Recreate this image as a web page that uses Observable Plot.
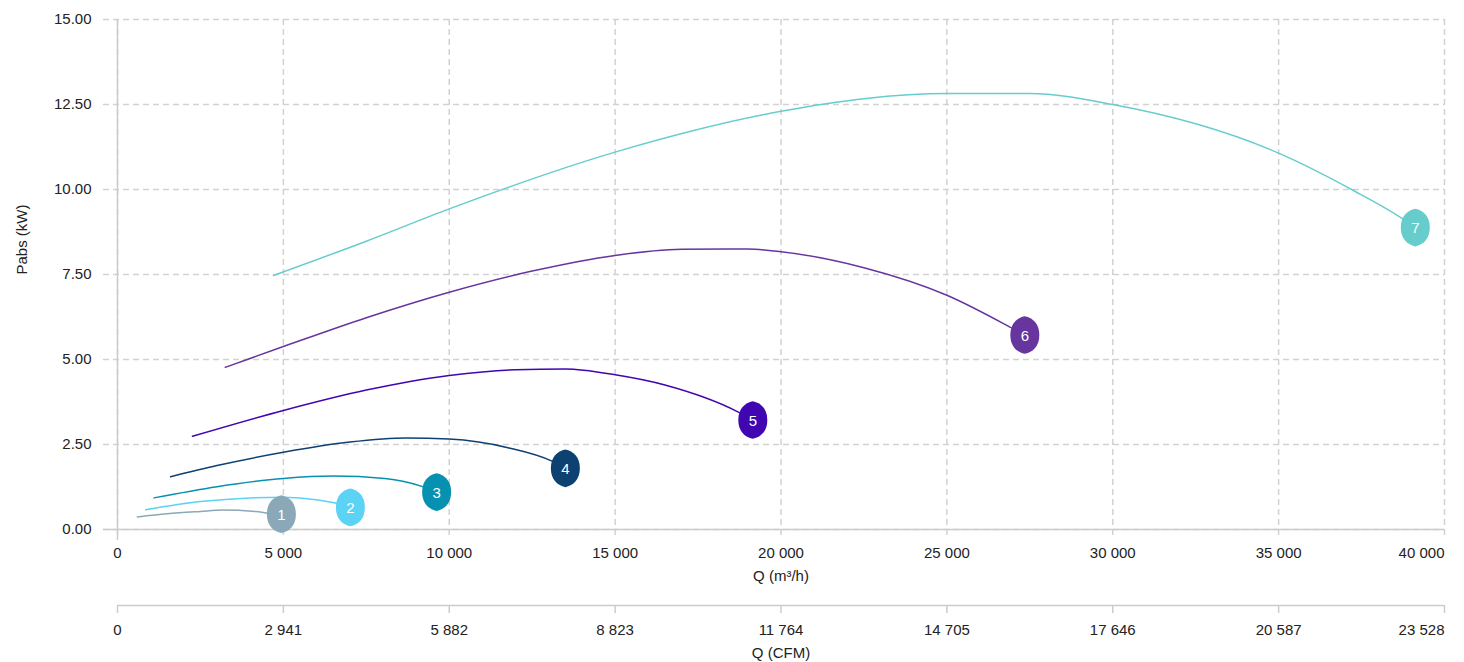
<!DOCTYPE html>
<html>
<head>
<meta charset="utf-8">
<script src="https://cdn.jsdelivr.net/npm/d3@7"></script>
<script src="https://cdn.jsdelivr.net/npm/@observablehq/plot@0.6"></script>
<style>
  html, body { margin: 0; padding: 0; background: #fff; }
  #chart svg { display: block; }
</style>
</head>
<body>
<div id="chart"></div>
<script>
// ---- data ----
const seriesLabels = ["1", "2", "3", "4", "5", "6", "7"];
const seriesColors = ["#8aa8b7", "#5cd2f4", "#0691b1", "#0c4172", "#4006b2", "#66359e", "#66cdcc"];

const q1 = [600, 1500, 2500, 3150, 4150, 4620, 4940];
const p1 = [0.37, 0.46, 0.53, 0.57, 0.53, 0.47, 0.45];
const q2 = [850, 2500, 4000, 5000, 6050, 6650, 7020];
const p2 = [0.58, 0.82, 0.93, 0.95, 0.87, 0.76, 0.65];
const q3 = [1100, 3000, 5000, 6500, 8060, 9200, 9620];
const p3 = [0.93, 1.26, 1.50, 1.57, 1.50, 1.26, 1.10];
const q4 = [1600, 3000, 5000, 7000, 8700, 10000, 11800, 13100, 13500];
const p4 = [1.55, 1.88, 2.27, 2.57, 2.69, 2.66, 2.40, 2.01, 1.80];
const q5 = [2260, 5000, 7500, 10000, 12000, 13500, 15000, 16500, 18700, 19150];
const p5 = [2.74, 3.50, 4.10, 4.53, 4.70, 4.72, 4.55, 4.25, 3.46, 3.22];
const q6 = [3250, 5000, 7500, 10000, 12500, 15000, 17000, 19000, 20000, 22500, 25000, 26950, 27350];
const p6 = [4.77, 5.38, 6.23, 6.98, 7.60, 8.06, 8.24, 8.25, 8.17, 7.70, 6.89, 5.93, 5.72];
const q7 = [4700, 7500, 10000, 15000, 20000, 22500, 25000, 27500, 30000, 35000, 37200, 38800, 39120];
const p7 = [7.47, 8.48, 9.43, 11.10, 12.30, 12.67, 12.82, 12.82, 12.50, 11.07, 10.00, 9.10, 8.88];

const xTicks = [0, 5000, 10000, 15000, 20000, 25000, 30000, 35000, 40000];
const yTicks = [0, 2.5, 5, 7.5, 10, 12.5, 15];
const cfmTicks = [0, 2941, 5882, 8823, 11764, 14705, 17646, 20587, 23528];

const xTitle = "Q (m³/h)";
const yTitle = "Pabs (kW)";
const cfmTitle = "Q (CFM)";

// ---- build tables ----
const qs = [q1, q2, q3, q4, q5, q6, q7];
const ps = [p1, p2, p3, p4, p5, p6, p7];
const rows = [];
const markers = [];
seriesLabels.forEach((s, i) => {
  qs[i].forEach((q, j) => rows.push({series: s, q, p: ps[i][j]}));
  const n = qs[i].length - 1;
  markers.push({series: s, q: qs[i][n], p: ps[i][n]});
});

const spaceFmt = n => d3.format(",")(n).replace(/,/g, " ");

// lemon-shaped marker symbol
const lemon = {
  draw(context, size) {
    const r = Math.sqrt(size / Math.PI);
    const ry = r * 1.3;
    context.moveTo(0, -ry);
    context.bezierCurveTo(0.55 * r, -0.92 * ry, r, -0.6 * ry, r, 0);
    context.bezierCurveTo(r, 0.6 * ry, 0.55 * r, 0.92 * ry, 0, ry);
    context.bezierCurveTo(-0.55 * r, 0.92 * ry, -r, 0.6 * ry, -r, 0);
    context.bezierCurveTo(-r, -0.6 * ry, -0.55 * r, -0.92 * ry, 0, -ry);
    context.closePath();
  }
};

const font = "'Liberation Sans', Arial, Helvetica, sans-serif";
const gridColor = "#d2d2d2";
const axisColor = "#cccccc";
const lastX = xTicks[xTicks.length - 1];
const lastCfm = cfmTicks[cfmTicks.length - 1];

const main = Plot.plot({
  width: 1464,
  height: 590,
  marginLeft: 117,
  marginRight: 20,
  marginTop: 19,
  marginBottom: 61,
  style: {fontFamily: font, fontSize: "15px", color: "#222", background: "#fff"},
  x: {domain: [0, lastX], label: null},
  y: {domain: [0, 15], label: null},
  color: {domain: seriesLabels, range: seriesColors},
  marks: [
    Plot.gridX(xTicks, {stroke: gridColor, strokeOpacity: 1, strokeWidth: 1.5, strokeDasharray: "6,4", insetBottom: -8}),
    Plot.gridY(yTicks, {stroke: gridColor, strokeOpacity: 1, strokeWidth: 1.5, strokeDasharray: "6,4", insetLeft: -14}),
    Plot.ruleX([0], {stroke: axisColor, strokeWidth: 1.5, insetBottom: -11}),
    Plot.ruleY([0], {stroke: axisColor, strokeWidth: 1.5, insetLeft: -14}),
    Plot.axisX(xTicks.slice(0, -1), {tickSize: 0, tickPadding: 18, tickFormat: spaceFmt}),
    Plot.axisX([lastX], {tickSize: 0, tickPadding: 18, tickFormat: spaceFmt, textAnchor: "end"}),
    Plot.axisY(yTicks, {tickSize: 0, tickPadding: 26, tickFormat: d3.format(".2f")}),
    Plot.line(rows, {x: "q", y: "p", z: "series", stroke: "series", strokeWidth: 1.5, curve: "monotone-x"}),
    Plot.dot(markers, {x: "q", y: "p", fill: "series", symbol: lemon, r: 14.5}),
    Plot.text(markers, {x: "q", y: "p", dy: 1, text: "series", fill: "white", fontSize: 15}),
    Plot.text([xTitle], {frameAnchor: "bottom", dy: 51, fontSize: 15, fill: "#222"}),
    Plot.text([yTitle], {frameAnchor: "left", dx: -95, rotate: -90, fontSize: 15, fill: "#222"})
  ]
});

const secondary = Plot.plot({
  width: 1464,
  height: 72,
  marginLeft: 117,
  marginRight: 20,
  marginTop: 0,
  marginBottom: 57,
  style: {fontFamily: font, fontSize: "15px", color: "#222", background: "#fff"},
  x: {domain: [0, lastCfm], label: null},
  y: {domain: [0, 1], axis: null},
  marks: [
    Plot.ruleY([0], {stroke: axisColor, strokeWidth: 1.5}),
    Plot.tickX(cfmTicks, {x: d => d, stroke: axisColor, strokeWidth: 1.5, insetTop: 15, insetBottom: -8}),
    Plot.axisX(cfmTicks.slice(0, -1), {tickSize: 0, tickPadding: 19, tickFormat: spaceFmt}),
    Plot.axisX([lastCfm], {tickSize: 0, tickPadding: 19, tickFormat: spaceFmt, textAnchor: "end"}),
    Plot.text([cfmTitle], {frameAnchor: "bottom", dy: 52, fontSize: 15, fill: "#222"})
  ]
});

const chart = document.getElementById("chart");
chart.appendChild(main);
chart.appendChild(secondary);
</script>
</body>
</html>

────────────────────────────────────────

Go through the listing above and quote it exactly, apart from its images.

Recreate this image as a web page that uses Observable Plot.
<!DOCTYPE html>
<html>
<head>
<meta charset="utf-8">
<script src="https://cdn.jsdelivr.net/npm/d3@7"></script>
<script src="https://cdn.jsdelivr.net/npm/@observablehq/plot@0.6"></script>
<style>
  html, body { margin: 0; padding: 0; background: #fff; }
  #chart svg { display: block; }
</style>
</head>
<body>
<div id="chart"></div>
<script>
// ---- data ----
const seriesLabels = ["1", "2", "3", "4", "5", "6", "7"];
const seriesColors = ["#8aa8b7", "#5cd2f4", "#0691b1", "#0c4172", "#4006b2", "#66359e", "#66cdcc"];

const q1 = [600, 1500, 2500, 3150, 4150, 4620, 4940];
const p1 = [0.37, 0.46, 0.53, 0.57, 0.53, 0.47, 0.45];
const q2 = [850, 2500, 4000, 5000, 6050, 6650, 7020];
const p2 = [0.58, 0.82, 0.93, 0.95, 0.87, 0.76, 0.65];
const q3 = [1100, 3000, 5000, 6500, 8060, 9200, 9620];
const p3 = [0.93, 1.26, 1.50, 1.57, 1.50, 1.26, 1.10];
const q4 = [1600, 3000, 5000, 7000, 8700, 10000, 11800, 13100, 13500];
const p4 = [1.55, 1.88, 2.27, 2.57, 2.69, 2.66, 2.40, 2.01, 1.80];
const q5 = [2260, 5000, 7500, 10000, 12000, 13500, 15000, 16500, 18700, 19150];
const p5 = [2.74, 3.50, 4.10, 4.53, 4.70, 4.72, 4.55, 4.25, 3.46, 3.22];
const q6 = [3250, 5000, 7500, 10000, 12500, 15000, 17000, 19000, 20000, 22500, 25000, 26950, 27350];
const p6 = [4.77, 5.38, 6.23, 6.98, 7.60, 8.06, 8.24, 8.25, 8.17, 7.70, 6.89, 5.93, 5.72];
const q7 = [4700, 7500, 10000, 15000, 20000, 22500, 25000, 27500, 30000, 35000, 37200, 38800, 39120];
const p7 = [7.47, 8.48, 9.43, 11.10, 12.30, 12.67, 12.82, 12.82, 12.50, 11.07, 10.00, 9.10, 8.88];

const xTicks = [0, 5000, 10000, 15000, 20000, 25000, 30000, 35000, 40000];
const yTicks = [0, 2.5, 5, 7.5, 10, 12.5, 15];
const cfmTicks = [0, 2941, 5882, 8823, 11764, 14705, 17646, 20587, 23528];

const xTitle = "Q (m³/h)";
const yTitle = "Pabs (kW)";
const cfmTitle = "Q (CFM)";

// ---- build tables ----
const qs = [q1, q2, q3, q4, q5, q6, q7];
const ps = [p1, p2, p3, p4, p5, p6, p7];
const rows = [];
const markers = [];
seriesLabels.forEach((s, i) => {
  qs[i].forEach((q, j) => rows.push({series: s, q, p: ps[i][j]}));
  const n = qs[i].length - 1;
  markers.push({series: s, q: qs[i][n], p: ps[i][n]});
});

const spaceFmt = n => d3.format(",")(n).replace(/,/g, " ");

// lemon-shaped marker symbol
const lemon = {
  draw(context, size) {
    const r = Math.sqrt(size / Math.PI);
    const ry = r * 1.3;
    context.moveTo(0, -ry);
    context.bezierCurveTo(0.55 * r, -0.92 * ry, r, -0.6 * ry, r, 0);
    context.bezierCurveTo(r, 0.6 * ry, 0.55 * r, 0.92 * ry, 0, ry);
    context.bezierCurveTo(-0.55 * r, 0.92 * ry, -r, 0.6 * ry, -r, 0);
    context.bezierCurveTo(-r, -0.6 * ry, -0.55 * r, -0.92 * ry, 0, -ry);
    context.closePath();
  }
};

const font = "'Liberation Sans', Arial, Helvetica, sans-serif";
const gridColor = "#d2d2d2";
const axisColor = "#cccccc";
const lastX = xTicks[xTicks.length - 1];
const lastCfm = cfmTicks[cfmTicks.length - 1];

const main = Plot.plot({
  width: 1464,
  height: 590,
  marginLeft: 117,
  marginRight: 20,
  marginTop: 19,
  marginBottom: 61,
  style: {fontFamily: font, fontSize: "15px", color: "#222", background: "#fff"},
  x: {domain: [0, lastX], label: null},
  y: {domain: [0, 15], label: null},
  color: {domain: seriesLabels, range: seriesColors},
  marks: [
    Plot.gridX(xTicks, {stroke: gridColor, strokeOpacity: 1, strokeWidth: 1.5, strokeDasharray: "6,4", insetBottom: -8}),
    Plot.gridY(yTicks, {stroke: gridColor, strokeOpacity: 1, strokeWidth: 1.5, strokeDasharray: "6,4", insetLeft: -14}),
    Plot.ruleX([0], {stroke: axisColor, strokeWidth: 1.5, insetBottom: -11}),
    Plot.ruleY([0], {stroke: axisColor, strokeWidth: 1.5, insetLeft: -14}),
    Plot.axisX(xTicks.slice(0, -1), {tickSize: 0, tickPadding: 18, tickFormat: spaceFmt}),
    Plot.axisX([lastX], {tickSize: 0, tickPadding: 18, tickFormat: spaceFmt, textAnchor: "end"}),
    Plot.axisY(yTicks, {tickSize: 0, tickPadding: 26, tickFormat: d3.format(".2f")}),
    Plot.line(rows, {x: "q", y: "p", z: "series", stroke: "series", strokeWidth: 1.5, curve: "monotone-x"}),
    Plot.dot(markers, {x: "q", y: "p", fill: "series", symbol: lemon, r: 14.5}),
    Plot.text(markers, {x: "q", y: "p", dy: 1, text: "series", fill: "white", fontSize: 15}),
    Plot.text([xTitle], {frameAnchor: "bottom", dy: 51, fontSize: 15, fill: "#222"}),
    Plot.text([yTitle], {frameAnchor: "left", dx: -95, rotate: -90, fontSize: 15, fill: "#222"})
  ]
});

const secondary = Plot.plot({
  width: 1464,
  height: 72,
  marginLeft: 117,
  marginRight: 20,
  marginTop: 0,
  marginBottom: 57,
  style: {fontFamily: font, fontSize: "15px", color: "#222", background: "#fff"},
  x: {domain: [0, lastCfm], label: null},
  y: {domain: [0, 1], axis: null},
  marks: [
    Plot.ruleY([0], {stroke: axisColor, strokeWidth: 1.5}),
    Plot.tickX(cfmTicks, {x: d => d, stroke: axisColor, strokeWidth: 1.5, insetTop: 15, insetBottom: -8}),
    Plot.axisX(cfmTicks.slice(0, -1), {tickSize: 0, tickPadding: 19, tickFormat: spaceFmt}),
    Plot.axisX([lastCfm], {tickSize: 0, tickPadding: 19, tickFormat: spaceFmt, textAnchor: "end"}),
    Plot.text([cfmTitle], {frameAnchor: "bottom", dy: 52, fontSize: 15, fill: "#222"})
  ]
});

const chart = document.getElementById("chart");
chart.appendChild(main);
chart.appendChild(secondary);
</script>
</body>
</html>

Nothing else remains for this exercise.